I guess you need to describe what you want and why so we can try to point you in the right direction.

I apologize, you are correct, I am doing a bad job with clarification here.

Based on equations given:

Reorder point= Optimal batch quantity + cycle stock

Cycle stock= Daily demand * number of days to produce optimal batch quantity

I was provided with this information along with the fact that safety stock is separate from cycle stock.

If this still does not make sense, I may have to retire from the topic until a further date in order to gain more clarification myself. Unfortunately, master planning and lean manufacturing in ax 2012 have not bee apart of the original plan, so I am just starting to scratch the surface.

Hi Mike

Not a problem, seems we have a clear definition now, but the news is not good :slight_smile:

The safety stock in AX is ultimately calculated at a base level of daily demand * lead time, which is what the definition of cycle stock is in your example. There are many other elements to this from the safety stock journal but everything else adds in buffer at an arbitrary rate.

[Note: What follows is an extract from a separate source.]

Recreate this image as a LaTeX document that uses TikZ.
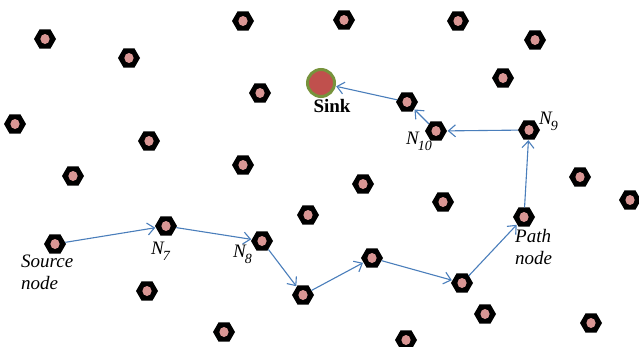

You then have in your calculation the reorder point being the optimal batch plus reorder. This means if your optimal batch is 100 and it takes 10 days to make your reorder point is 200, which means when you complete your batch you will still have 100 in stock, or in essence 10 days stock. People and businesses can put whatever metrics in place, but what this metric is doing is hugely overstocking you (accountants hate it, the food industry cannot really do it in many places).

Both Lean and MP will not help you because it does not have this “split”. The safety stock journal does help you if you have the data. You can generate teh new minimum on a factor - it would work out if you use 10 a day for a 10 lead day lead time your safety stock is 100, you can then suggest the new minimum as a factor of 2. However this only works if your lead time calculation is calculated from you optimal batch quantity, if it is not then the theory would not work (and you would need to test it anyway).

I would start by asking why they need double the stock they need for a lean environment - this metric might be being used to cover poor data (dont know the real lead time or real optimal batch size etc.).

Good luck and let us know how you get on.